My post on the Nobel Peace/Literature Prize nominations of convicted but supposedly reformed multiple murderer Tookie Williams prompted some discussion: What about finding some professor who could nominate some ordinary Joe as a way to make a statement about how little the nomination means? This would be eminently possible, but would it be ethical?

The argument why it would be unethical: One's power to nominate comes with an obligation to actually vouch for the high qualities of the person being nominated. This is especially so as to academics, who (in my view, though not in everyone's) are supposed to be committed to candor in their scholarly work.

So if some professors want to nominate someone out-of-the-mainstream who they think really merits the prize, they are entirely free to do so, even if they know that most professors would bitterly disagree with the nomination (and even if the purpose is to annoy other professors, or to illustrate how easy it is to nominate someone). But I think that nominating someone when you don't sincerely believe that this someone merits the prize isn't quite right.

The argument why it would be ethical: There a parody exception or system testing exception to this obligation of sincerity, much as there is in some other contexts.
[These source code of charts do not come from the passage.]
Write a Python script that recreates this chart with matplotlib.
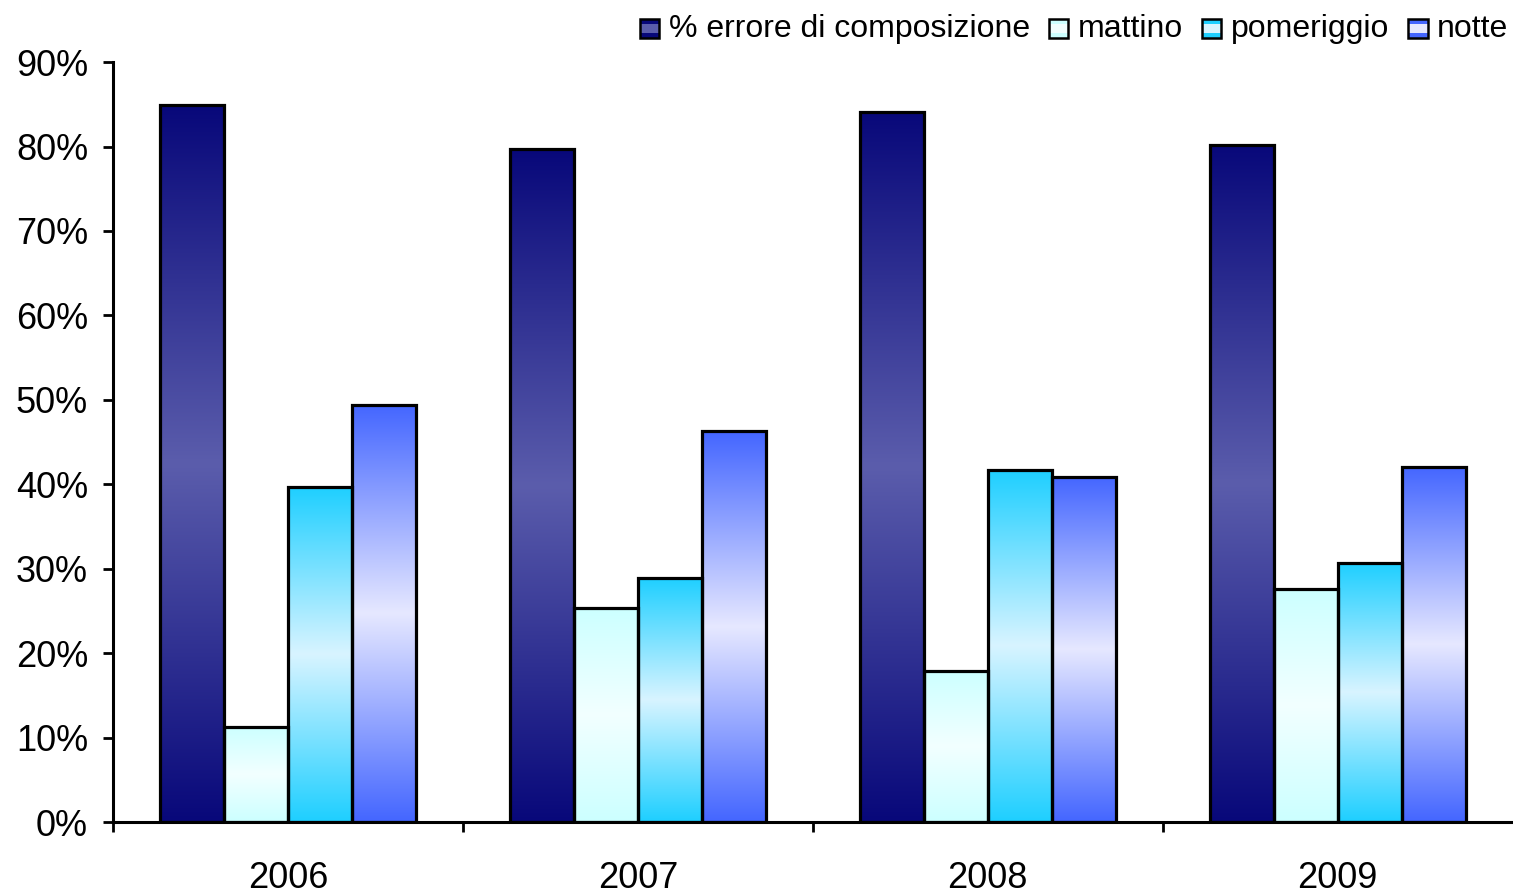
import matplotlib

matplotlib.use("Agg")

import matplotlib.pyplot as plt
import numpy as np
from matplotlib.colors import LinearSegmentedColormap
from matplotlib.legend_handler import HandlerBase
from matplotlib.patches import Rectangle
from matplotlib.ticker import FixedLocator, PercentFormatter

# --- dati ---
YEARS = ["2006", "2007", "2008", "2009"]
SERIES = ["% errore di composizione", "mattino", "pomeriggio", "notte"]
ERRORE = [84.9, 79.7, 84.1, 80.2]
MATTINO = [11.3, 25.4, 17.9, 27.6]
POMERIGGIO = [39.7, 28.9, 41.7, 30.7]
NOTTE = [49.4, 46.3, 40.9, 42.1]

# colori (estremi, centro) del gradiente speculare di ciascuna serie
GRADIENTS = [
    ("#08087a", "#5b5dac"),
    ("#ccffff", "#f2ffff"),
    ("#1ecfff", "#d8f4ff"),
    ("#4466ff", "#e6e8ff"),
]

plt.rcParams["font.family"] = ["Liberation Sans", "DejaVu Sans"]

BAR_WIDTH = 0.183
EDGE_WIDTH = 2.3


def make_cmap(end_color: str, mid_color: str) -> LinearSegmentedColormap:
    return LinearSegmentedColormap.from_list("g", [mid_color, end_color])


def draw_gradient_bar(ax, x_center, height, cmap):
    x0 = x_center - BAR_WIDTH / 2
    x1 = x_center + BAR_WIDTH / 2
    grad = np.abs(np.linspace(-1, 1, 256)).reshape(-1, 1)
    ax.imshow(
        grad,
        extent=[x0, x1, 0, height],
        origin="lower",
        cmap=cmap,
        vmin=0,
        vmax=1,
        aspect="auto",
        interpolation="bilinear",
        zorder=2,
    )
    ax.add_patch(
        Rectangle(
            (x0, 0),
            BAR_WIDTH,
            height,
            fill=False,
            edgecolor="black",
            linewidth=EDGE_WIDTH,
            zorder=3,
        )
    )


class GradientHandler(HandlerBase):
    def __init__(self, end_color, mid_color):
        super().__init__()
        self.end_color = end_color
        self.mid_color = mid_color

    def create_artists(self, legend, orig_handle, xdescent, ydescent, width, height, fontsize, trans):
        size = min(width, height)
        x0 = xdescent + (width - size) / 2
        y0 = ydescent + (height - size) / 2 - height * 0.05
        artists = []
        colors = [self.end_color, self.mid_color, self.mid_color, self.end_color]
        step = size / len(colors)
        for i, color in enumerate(colors):
            artists.append(
                Rectangle((x0, y0 + i * step), size, step, facecolor=color, edgecolor="none", transform=trans)
            )
        artists.append(
            Rectangle((x0, y0), size, size, fill=False, edgecolor="black", linewidth=1.8, transform=trans)
        )
        return artists


fig = plt.figure(figsize=(15.13, 8.94), dpi=100)
ax = fig.add_axes([0.0747, 0.0805, 0.925, 0.850])

values = [ERRORE, MATTINO, POMERIGGIO, NOTTE]
x = np.arange(len(YEARS))
offsets = (np.arange(len(SERIES)) - 1.5) * BAR_WIDTH

for series_values, offset, (end_color, mid_color) in zip(values, offsets, GRADIENTS):
    cmap = make_cmap(end_color, mid_color)
    for xi, value in zip(x, series_values):
        draw_gradient_bar(ax, xi + offset, value, cmap)

ax.set_xlim(-0.5, 3.5)
ax.set_ylim(0, 90)

ax.yaxis.set_major_locator(FixedLocator(np.arange(0, 91, 10)))
ax.yaxis.set_major_formatter(PercentFormatter(decimals=0))
ax.tick_params(axis="y", direction="out", length=7, width=2.0, pad=11, labelsize=26)

ax.xaxis.set_major_locator(FixedLocator([-0.5, 0.5, 1.5, 2.5]))
ax.xaxis.set_major_formatter(plt.NullFormatter())
ax.xaxis.set_minor_locator(FixedLocator(x))
ax.set_xticklabels(YEARS, minor=True)
ax.tick_params(axis="x", which="major", direction="out", length=7, width=2.0)
ax.tick_params(axis="x", which="minor", length=0, pad=28, labelsize=26)

for side in ("top", "right"):
    ax.spines[side].set_visible(False)
for side in ("left", "bottom"):
    ax.spines[side].set_linewidth(2.2)
    ax.spines[side].set_zorder(4)

handles = [Rectangle((0, 0), 1, 1) for _ in SERIES]
handler_map = {h: GradientHandler(e, m) for h, (e, m) in zip(handles, GRADIENTS)}
fig.legend(
    handles,
    SERIES,
    handler_map=handler_map,
    loc="center right",
    bbox_to_anchor=(0.997, 0.968),
    ncol=4,
    frameon=False,
    fontsize=23,
    handlelength=0.6,
    handleheight=0.6,
    handletextpad=0.3,
    columnspacing=0.6,
    borderpad=0.0,
    borderaxespad=0.0,
)

fig.savefig("out.png", dpi=100)
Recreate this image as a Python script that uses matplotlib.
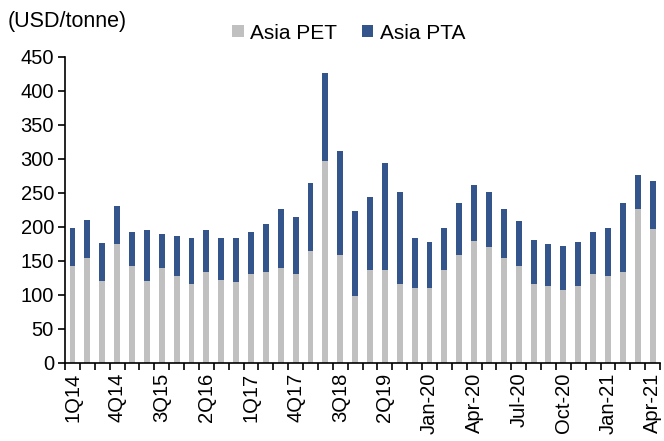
import matplotlib
matplotlib.use('Agg')
import matplotlib.pyplot as plt
import numpy as np

plt.rcParams['font.family'] = ['Liberation Sans', 'DejaVu Sans']

# periods: quarterly 1Q14-4Q19, then monthly Jan-20 to Apr-21
periods = ['1Q14', '2Q14', '3Q14', '4Q14', '1Q15', '2Q15', '3Q15', '4Q15',
           '1Q16', '2Q16', '3Q16', '4Q16', '1Q17', '2Q17', '3Q17', '4Q17',
           '1Q18', '2Q18', '3Q18', '4Q18', '1Q19', '2Q19', '3Q19', '4Q19',
           'Jan-20', 'Feb-20', 'Mar-20', 'Apr-20', 'May-20', 'Jun-20',
           'Jul-20', 'Aug-20', 'Sep-20', 'Oct-20', 'Nov-20', 'Dec-20',
           'Jan-21', 'Feb-21', 'Mar-21', 'Apr-21']

# spreads in USD/tonne
pet = [143, 154, 120, 175, 143, 120, 139, 128, 116, 134, 122, 119,
       131, 134, 140, 131, 164, 297, 158, 99, 137, 137, 116, 110,
       110, 137, 158, 179, 170, 155, 143, 116, 113, 107, 113, 131,
       128, 134, 226, 197]
total = [198, 210, 177, 231, 192, 195, 189, 187, 184, 196, 184, 184,
         193, 205, 226, 214, 264, 426, 311, 223, 244, 294, 252, 184,
         178, 199, 235, 261, 252, 226, 208, 181, 175, 172, 178, 193,
         199, 235, 276, 267]
pta = [t - p for t, p in zip(total, pet)]

gray = '#c0c0c0'
navy = '#34558b'

fig = plt.figure(figsize=(6.64, 4.41), dpi=100)
ax = fig.add_axes([0.098, 0.177, 0.896, 0.694])

x = np.arange(len(periods))
ax.bar(x, pet, width=0.4, color=gray, label='Asia PET')
ax.bar(x, pta, width=0.4, bottom=pet, color=navy, label='Asia PTA')

ax.set_xlim(-0.5, len(periods) - 0.5)
ax.set_ylim(0, 450)
ax.set_yticks(range(0, 451, 50))
ax.tick_params(axis='y', labelsize=14.5, direction='out', length=5, width=1.2, pad=3)

# category boundary ticks, labels every third bar
ax.set_xticks(np.arange(-0.5, len(periods), 1), minor=True)
ax.set_xticks(x[::3])
ax.set_xticklabels(periods[::3], rotation=90, fontsize=14.5)
ax.tick_params(axis='x', which='major', length=0, pad=7)
ax.tick_params(axis='x', which='minor', direction='out', length=5, width=1.2)

for s in ['top', 'right']:
    ax.spines[s].set_visible(False)
for s in ['left', 'bottom']:
    ax.spines[s].set_linewidth(1.2)

fig.text(0.012, 0.951, '(USD/tonne)', fontsize=15.5, va='center')
fig.legend(loc='center', bbox_to_anchor=(0.525, 0.925), ncol=2, frameon=False,
           fontsize=15, handlelength=0.55, handleheight=0.55, handletextpad=0.3,
           columnspacing=1.2)

fig.savefig('out.png', dpi=100)
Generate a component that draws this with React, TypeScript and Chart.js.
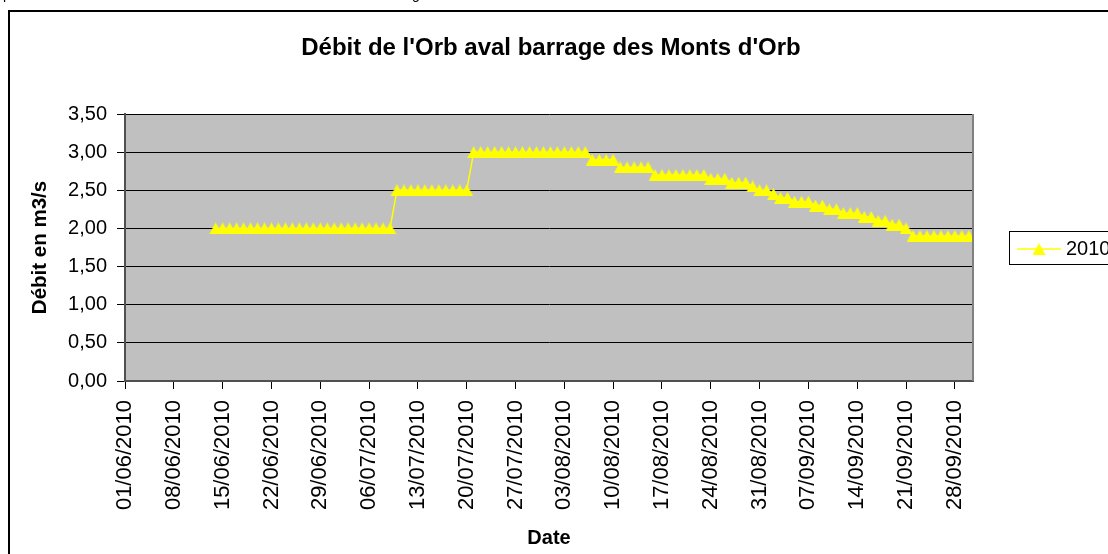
import React, { useEffect, useRef } from "react";
import { Chart, registerables } from "chart.js";

Chart.register(...registerables);

const titleText = "Débit de l'Orb aval barrage des Monts d'Orb";
const yAxisTitle = "Débit en m3/s";
const xAxisTitle = "Date";
const seriesName = "2010";

// x-axis tick labels (one every 7 days, starting 01/06/2010)
const tickLabels = [
  "01/06/2010", "08/06/2010", "15/06/2010", "22/06/2010", "29/06/2010",
  "06/07/2010", "13/07/2010", "20/07/2010", "27/07/2010", "03/08/2010",
  "10/08/2010", "17/08/2010", "24/08/2010", "31/08/2010", "07/09/2010",
  "14/09/2010", "21/09/2010", "28/09/2010",
];
const tickStepDays = 7;
const axisMaxDays = 121.6;

// daily flow values (m3/s), one value per day
const debitJuin = [
  null, null, null, null, null, null, null, null, null, null,
  null, null, null, 2.0, 2.0, 2.0, 2.0, 2.0, 2.0, 2.0,
  2.0, 2.0, 2.0, 2.0, 2.0, 2.0, 2.0, 2.0, 2.0, 2.0,
];
const debitJuillet = [
  2.0, 2.0, 2.0, 2.0, 2.0, 2.0, 2.0, 2.0, 2.0, 2.5,
  2.5, 2.5, 2.5, 2.5, 2.5, 2.5, 2.5, 2.5, 2.5, 2.5,
  3.0, 3.0, 3.0, 3.0, 3.0, 3.0, 3.0, 3.0, 3.0, 3.0,
  3.0,
];
const debitAout = [
  3.0, 3.0, 3.0, 3.0, 3.0, 3.0, 2.9, 2.9, 2.9, 2.9,
  2.8, 2.8, 2.8, 2.8, 2.8, 2.7, 2.7, 2.7, 2.7, 2.7,
  2.7, 2.7, 2.7, 2.65, 2.65, 2.65, 2.6, 2.6, 2.6, 2.55,
  2.5,
];
const debitSeptembre = [
  2.5, 2.45, 2.4, 2.4, 2.35, 2.35, 2.35, 2.3, 2.3, 2.25,
  2.25, 2.2, 2.2, 2.2, 2.15, 2.15, 2.1, 2.1, 2.05, 2.05,
  2.0, 1.9, 1.9, 1.9, 1.9, 1.9, 1.9, 1.9, 1.9, 1.9,
];

const yMin = 0;
const yMax = 3.5;
const yStep = 0.5;

const FONT = '"Liberation Sans", Arial, Helvetica, sans-serif';
const YELLOW = "#FFFF00";

function makeMarker(): HTMLCanvasElement {
  const c = document.createElement("canvas");
  c.width = 13;
  c.height = 12;
  const g = c.getContext("2d")!;
  g.fillStyle = YELLOW;
  g.beginPath();
  g.moveTo(0, 12);
  g.lineTo(13, 12);
  g.lineTo(6.5, 0);
  g.closePath();
  g.fill();
  return c;
}

export default function App() {
  const ref = useRef<HTMLCanvasElement | null>(null);

  useEffect(() => {
    if (!ref.current) return;
    const marker = makeMarker();
    const values = [...debitJuin, ...debitJuillet, ...debitAout, ...debitSeptembre];
    const points = values
      .map((v, i) => ({ x: i, y: v }))
      .filter((p) => p.y !== null);

    const decor = {
      id: "decor",
      beforeDraw(chart: any) {
        const { ctx, chartArea: a } = chart;
        ctx.save();
        ctx.fillStyle = "#ffffff";
        ctx.fillRect(0, 0, chart.width, chart.height);
        ctx.fillStyle = "#c0c0c0";
        ctx.fillRect(a.left, a.top, a.right - a.left, a.bottom - a.top);
        ctx.restore();
      },
      afterDraw(chart: any) {
        const { ctx, chartArea: a } = chart;
        ctx.save();
        // right border of plot area
        ctx.strokeStyle = "#808080";
        ctx.lineWidth = 2;
        ctx.beginPath();
        ctx.moveTo(a.right, a.top);
        ctx.lineTo(a.right, a.bottom);
        ctx.stroke();

        // outer frame
        ctx.strokeStyle = "#000";
        ctx.lineWidth = 2;
        ctx.strokeRect(9, 11, 1200, 700);

        // cut-off document text at the very top
        ctx.fillStyle = "#000";
        ctx.font = `14px ${FONT}`;
        ctx.textAlign = "left";
        ctx.textBaseline = "alphabetic";
        ctx.fillText("p", 3, -1);
        ctx.fillText("g", 412, -1);

        // title
        ctx.fillStyle = "#000";
        ctx.font = `bold 24px ${FONT}`;
        ctx.textAlign = "center";
        ctx.textBaseline = "middle";
        ctx.fillText(titleText, 551, 48);

        // axis titles
        ctx.font = `bold 20px ${FONT}`;
        ctx.fillText(xAxisTitle, (a.left + a.right) / 2, 538);
        ctx.save();
        ctx.translate(40, (a.top + a.bottom) / 2);
        ctx.rotate(-Math.PI / 2);
        ctx.font = `bold 20.5px ${FONT}`;
        ctx.fillText(yAxisTitle, 0, 0);
        ctx.restore();

        // legend
        ctx.fillStyle = "#fff";
        ctx.fillRect(1009, 231, 120, 33);
        ctx.strokeStyle = "#000";
        ctx.lineWidth = 1;
        ctx.strokeRect(1009.5, 231.5, 120, 33);
        ctx.strokeStyle = YELLOW;
        ctx.lineWidth = 1.5;
        ctx.beginPath();
        ctx.moveTo(1017, 249);
        ctx.lineTo(1061, 249);
        ctx.stroke();
        ctx.drawImage(marker, 1039 - 6.5, 249 - 6);
        ctx.fillStyle = "#000";
        ctx.font = `20px ${FONT}`;
        ctx.textAlign = "left";
        ctx.textBaseline = "middle";
        ctx.fillText(seriesName, 1066, 249);
        ctx.restore();
      },
    };

    const chart = new Chart(ref.current, {
      type: "line",
      data: {
        datasets: [
          {
            label: seriesName,
            data: points as any,
            borderColor: YELLOW,
            backgroundColor: YELLOW,
            borderWidth: 1.5,
            tension: 0,
            pointStyle: marker as any,
            pointRadius: 6,
            pointHoverRadius: 6,
          },
        ],
      },
      options: {
        responsive: false,
        animation: false,
        devicePixelRatio: 1,
        layout: { padding: { top: 114, right: 135, left: 0, bottom: 0 } },
        plugins: {
          legend: { display: false },
          title: { display: false },
          tooltip: { enabled: false },
        },
        scales: {
          x: {
            type: "linear",
            min: 0,
            max: axisMaxDays,
            afterBuildTicks: (scale: any) => {
              scale.ticks = tickLabels.map((_, i) => ({ value: i * tickStepDays }));
            },
            afterFit: (scale: any) => {
              scale.height = 173;
            },
            grid: {
              drawOnChartArea: false,
              drawTicks: true,
              tickLength: 8,
              color: "#000",
              lineWidth: 1,
            },
            border: { display: true, color: "#505050", width: 2 },
            ticks: {
              autoSkip: false,
              minRotation: 90,
              maxRotation: 90,
              padding: 11,
              color: "#000",
              font: { family: FONT, size: 22 },
              callback: (_v: any, i: number) => tickLabels[i],
            },
          },
          y: {
            type: "linear",
            min: yMin,
            max: yMax,
            afterFit: (scale: any) => {
              scale.width = 125;
            },
            grid: {
              color: "#000",
              lineWidth: 1,
              drawTicks: true,
              tickLength: 8,
            },
            border: { display: true, color: "#505050", width: 2 },
            ticks: {
              stepSize: yStep,
              padding: 10,
              color: "#000",
              font: { family: FONT, size: 20 },
              callback: (v: any) => Number(v).toFixed(2).replace(".", ","),
            },
          },
        },
      },
      plugins: [decor],
    });

    return () => chart.destroy();
  }, []);

  return (
    <canvas
      ref={ref}
      width={1108}
      height={554}
      style={{ position: "absolute", left: 0, top: 0, width: 1108, height: 554, display: "block" }}
    />
  );
}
For instance, we should generally be honest with our students, but that doesn't forbid us from saying something in class that's literally false but nonetheless clearly a parody or a joke — or for that matter, saying something that may be misleading but is aimed at getting the students to correct you (of course, if you promptly acknowledge this in the event that students fail to correct you).

Likewise, I think the classic Alan Sokal Social Text parody was permissible: Though a professor normally vouches for the accuracy of the material that he submits to a journal, the professor isn't acting unethically if the material is so clearly a hoax that any thoughtful reviewer would recognize it as such (and thus that the publication of the hoax is powerful evidence of how the review system is broken, at least at this particular journal). True, the argument would go, the insincere nomination isn't a real attempt to test the selection process — few people think that the nominee will actually get the prize. Nonetheless, it is a legitimate device for publizing the nature of the nomination process.

What's the right answer here? My temptation is to counsel against any facially dishonest conduct, especially by scholars, in a serious context (light-hearted gags aimed at entertainment, and unlikely to deceive anyone on an important matter, are a different story), at least unless the falsehood is an attempt to demonstrate some real failing in a review process. I don't think the open Nobel Prize nomination system is indeed a failing; the failing comes in some media outlets' misleadingly suggesting that the nominations are meaningfully screened, and I think the dishonesty to the Nobel committee would thus be unjustified. But perhaps I'm mistaken; I just mostly wanted to air what strike me as the strongest arguments on both sides.